Comments: A Complete History of Money

Ahh monetary policy . . . it makes me long for those halcyon days when we added the phrase "NATALEE HOLLOWAY PICTURES" as SEO (Search Engine Optimization) to rise in the rankings of boring monetary policy debate.

The finest description of money I've encountered is in Homer Economicus:

"The Functions of Money In the "Trilogy of Error," caught with illegal fireworks by Chief Wiggum, Milhouse exclaims, "I can't go to juvey! They use guys like me as currency!" Could Milhouse actually become money in the juvenile hall? To answer this question we first have to know what functions Milhouse would have to serve to legitimately be called money. Second, we have to know what properties (or characteristics) Milhouse would have to possess to serve those functions.

"Let's start with functions. For something--call it an asset--to be considered money, it typically must function as three things:
-- A medium of exchange
-- A unit of account
-- A store of value

"These functions are not mutually exclusive. The extent to which an asset serves one function largely determines to what extent it serves the other two functions."

My first, #1 with a bullet, choice would be competing currencies. Why not let my gold bug friends trade in Liberty Dollars, my hippie friends in Bitcoin, and Nelson's pals in shares of Milhous? It is one place I'm an anarchist: let people choose what they wish to use and what to accept. (The pizza joint near my first house in Aurora used to accept US Dollars or Mexican Pesos).

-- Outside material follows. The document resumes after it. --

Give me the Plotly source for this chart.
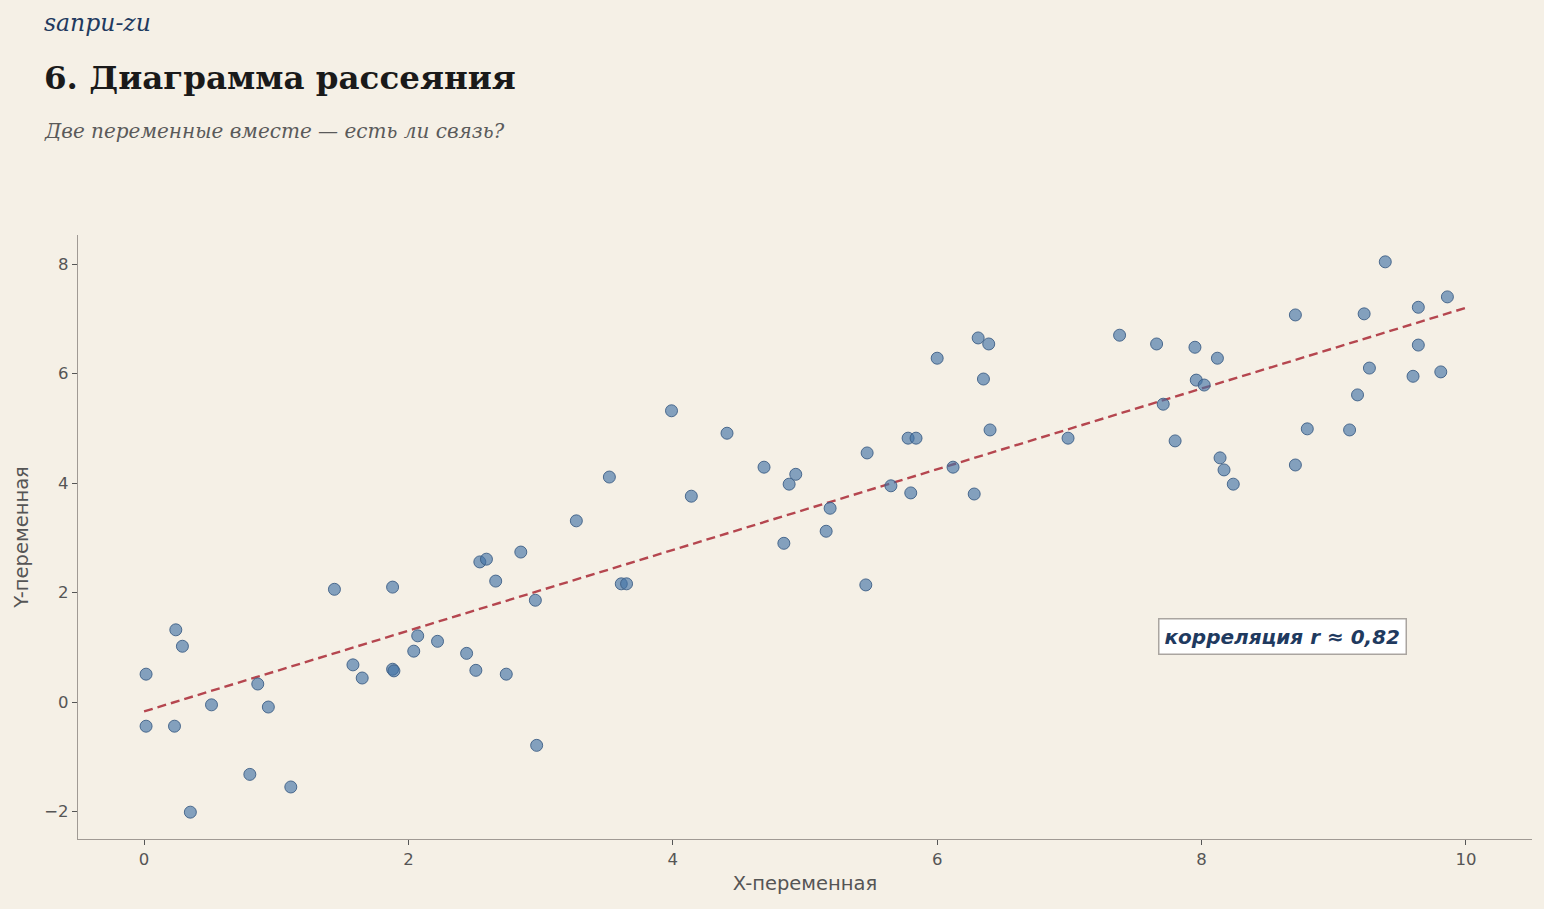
import numpy as np
import plotly.graph_objects as go

x_vals = [0.015, 0.015, 0.24, 0.29, 0.23, 0.35, 0.51, 0.80, 0.86, 0.94,
          1.11, 1.44, 1.58, 1.65, 1.88, 1.88, 1.89, 2.04, 2.07, 2.22,
          2.44, 2.51, 2.54, 2.59, 2.66, 2.74, 2.85, 2.96, 2.97, 3.27,
          3.52, 3.61, 3.65, 3.99, 4.14, 4.41, 4.69, 4.84, 4.88, 4.93,
          5.16, 5.19, 5.46, 5.47, 5.65, 5.78, 5.80, 5.84, 6.00, 6.12,
          6.28, 6.31, 6.35, 6.39, 6.40, 6.99, 7.38, 7.66, 7.71, 7.80,
          7.95, 7.96, 8.02, 8.12, 8.14, 8.17, 8.24, 8.71, 8.71, 8.80,
          9.12, 9.18, 9.23, 9.27, 9.39, 9.60, 9.64, 9.64, 9.81, 9.86]
y_vals = [0.51, -0.44, 1.32, 1.02, -0.44, -2.01, -0.05, -1.32, 0.33, -0.09,
          -1.55, 2.06, 0.68, 0.44, 2.10, 0.60, 0.57, 0.93, 1.21, 1.11,
          0.89, 0.58, 2.56, 2.61, 2.21, 0.51, 2.74, 1.86, -0.79, 3.31,
          4.11, 2.16, 2.16, 5.32, 3.76, 4.91, 4.29, 2.90, 3.98, 4.16,
          3.12, 3.54, 2.14, 4.55, 3.95, 4.82, 3.82, 4.82, 6.28, 4.29,
          3.80, 6.65, 5.90, 6.54, 4.97, 4.82, 6.70, 6.54, 5.44, 4.77,
          6.48, 5.88, 5.79, 6.28, 4.46, 4.24, 3.98, 7.07, 4.33, 4.99,
          4.97, 5.61, 7.09, 6.10, 8.04, 5.95, 6.52, 7.21, 6.03, 7.40]

# trend line endpoints
trend_x = [0, 10]
trend_y = [-0.17, 7.20]

x_ticks = [0, 2, 4, 6, 8, 10]
y_ticks = [-2, 0, 2, 4, 6, 8]

bg = "#F5F0E6"

fig = go.Figure()
fig.add_trace(go.Scatter(
    x=trend_x, y=trend_y, mode="lines",
    line=dict(color="#B5464F", width=2.4, dash="9px,5px"),
    hoverinfo="skip", showlegend=False))
fig.add_trace(go.Scatter(
    x=x_vals, y=y_vals, mode="markers",
    marker=dict(size=12, color="rgba(66,114,166,0.64)",
                line=dict(color="#3D5F86", width=0.9)),
    showlegend=False))

axis_common = dict(
    showgrid=False, zeroline=False, showline=True, linecolor="#A09A94", linewidth=1.3,
    ticks="outside", ticklen=5, tickcolor="#555555", tickwidth=1,
    tickfont=dict(family="DejaVu Sans", size=16.5, color="#555555"),
)
fig.update_xaxes(range=[-0.5, 10.5], tickvals=x_ticks,
                 title=dict(text="X-переменная", font=dict(family="DejaVu Sans", size=19.5, color="#555555"), standoff=8),
                 **axis_common)
fig.update_yaxes(range=[-2.5, 8.53], tickvals=y_ticks,
                 title=dict(text="Y-переменная", font=dict(family="DejaVu Sans", size=19.5, color="#555555"), standoff=10),
                 **axis_common)

fig.update_layout(
    width=1544, height=909,
    paper_bgcolor=bg, plot_bgcolor=bg,
    margin=dict(l=78, r=12, t=235, b=70),
    annotations=[
        dict(text="sanpu-zu", xref="paper", yref="paper", x=-0.0248, y=1.351,
             xanchor="left", yanchor="middle", showarrow=False,
             font=dict(family="DejaVu Serif", size=23.5, color="#1F3A5F", style="italic")),
        dict(text="<b>6. Диаграмма рассеяния</b>", xref="paper", yref="paper", x=-0.0248, y=1.26,
             xanchor="left", yanchor="middle", showarrow=False,
             font=dict(family="DejaVu Serif", size=32.5, color="#1A1A1A")),
        dict(text="Две переменные вместе — есть ли связь?", xref="paper", yref="paper", x=-0.0248, y=1.172,
             xanchor="left", yanchor="middle", showarrow=False,
             font=dict(family="DejaVu Serif", size=20, color="#5A5A5A", style="italic")),
        dict(text="<b><i>корреляция r ≈ 0,82</i></b>", xref="x", yref="y", x=8.61, y=1.19,
             xanchor="center", yanchor="middle", showarrow=False,
             font=dict(family="DejaVu Sans", size=20, color="#1F3A5F"),
             bgcolor="#FFFFFF", bordercolor="#AAA5A0", borderwidth=1.5, borderpad=5),
    ],
)

fig.write_html("out.html")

But. The cottage industry of attacking fiat US Dollars is a bit overwrought. The medium of exchange function requires an adequate supply. My Austrian friends howl, but deflationary shocks are real and if I might lapse into jargon, suck really bad.

Of course, if the supply of money is grown foolishly, it threatens the store of value function. I do not believe that an orderly, expected 2% inflation rate is that destructive. No, you cannot leave a large part of your worth in cash, long-term.

Ergo, my third choice is the third-best system we have. An FOMC effectively presiding over a 2$ inflation target. Not sexy, not infused with the fires of liberty. But stodgily, Hamiltonianly stable.

(Second choice is an nGDP targeting, rules-based Fed)

Posted by jk at August 8, 2017 12:05 PM

If I stipulate, for the sake of argument, that deflation is so terrible as to be avoided at any reasonable cost, would you concede that central bankers confiscating 166% of the economy's increased productivity through innovation and efficiency is an unreasonable cost?

And then there's the elimination of currency, requiring every transaction to be conducted through their banking system. At that point we will revert to other physical currencies, I predict.

Posted by johngalt at August 8, 2017 3:18 PM

Nossir. (But I'm enjoying picturing my blog brother typing about the evil bankers in his Guy Fawkes mask.)

"Would I buy life insurance if it was $300,000 dollars a year for $250,000 coverage?" No, but I do buy life insurance at a premium and payout that satisfy my risk preference.

I lived through the Arthur Burns years; I know the ravages of inflation. The Bernanke "revolution" was that 2% is a good trade. If you're holding cash, you have to make plans to avoid it. The "loss" accrues to debtors -- a well represented constituency.